Friday, March 07, 2003
Is it any good? Well, yeah, I liked it. It's a solemn, sedate film about a group of Navy Seals rescuing a doctor from ethnic carnage in Nigeria. If I were to include it in the range of recent war films, it's nowhere near as good as Black Hawk Down (a film to which it has some similarities), but infinitely better than Windtalkers. I even liked it more than We Were Soldiers, which shares TotS's sentimentality and heavyhandedness. So what did I like about it?
- *Bruce Willis. He's perfect here, all squint-eyed and decisive, the way that active-duty officers need to be in the movies--think Mel or Clint, and get thee behind me Nicholas Cage.
*The glorious Monica Bellucci. She struggles fiercely with English, but in this case I love the catfight. Her heavy accent makes her performance seem less nuanced than she is in her best French or Italian films. But, even when she's covered in dirt and scabs and the world's baggiest wardrobe, it's near-impossible not to watch her. In my case with a drool cup close by.

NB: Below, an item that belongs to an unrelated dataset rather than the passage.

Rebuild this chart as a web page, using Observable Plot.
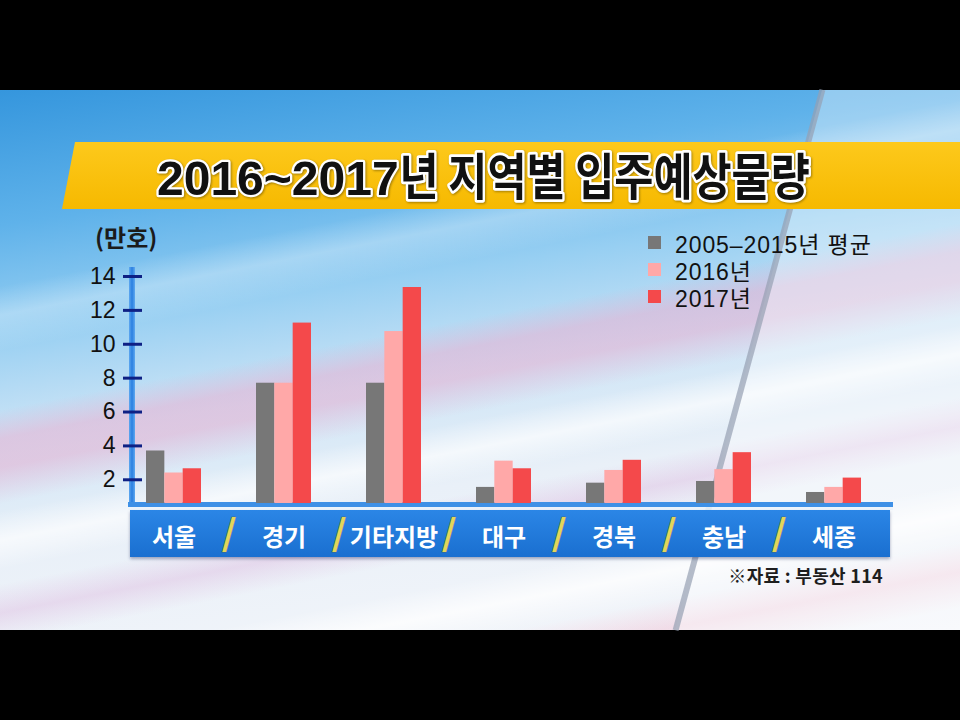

*The imagery. The film was shot in Hawaii, and looks about as much like Africa as as an episode of Magnum P.I.. But I forgive the movie for all of that because of its incredibly courageous decision to show Christian Nigerians being massacred by Muslims, and not in a generic way, either: there are crosses and crucifixes and churches in many of the shots. The Seals say Christian prayers over the dying Ibos. And there is one unforgettable scene where a group of Ibos, about to be slaughtered in a Fulani ethnic cleansing action, prepare to meet their deaths chanting and dancing in the traditional African manner. Again, I am stunned to see this from Hollywood. These are scenes that Hollywood has never, ever, had the balls to show us until now--this is the same culture that ruthlessly rewrote history to purge all the Christianity from Amistad, for example. I hate to even have to think this way, but I'm glad that the film was directed by an African American (Antoine Fuqua) so that it's essentially shielded from the corrosive and insidious use of the race card.
*The film's unambiguous faith in essential American goodness. The film has no doubt who the good guys and the bad guys are. No ecumenism, no Kumbaya.
*The film's appreciation of the integrity and dedication of the American military. You can really count on your fingers the number of American films made in the last 30 years where not one person in the military wasn't evil, corrupt, racist, or stupid. This is one of them.
For all that goodness, I fear the tone of TotS may not be seen again much. What I suspect about this film is that it was written or greenlighted not long after 9/11, and the beliefs we see and hear in the film are strongly influenced by that event. When one of the Seals says to a Fulani gunman over the body of one of his victims, "Look at your work, motherfucker" before he kills him--it feels like a 9/11 vengeance fantasy.
But lately it feels like the spell that produced this film has worn off, and Hollywood is tending back to its normal America-hating, moral-relativizing, Stalinist-propagandizing self. The recent release of the quintessential Americaphobic movie of all time, The Quiet American, points to this. So all in all, Tears of the Sun may simply be, in years to come, an oddball film, a pure ideological anomaly.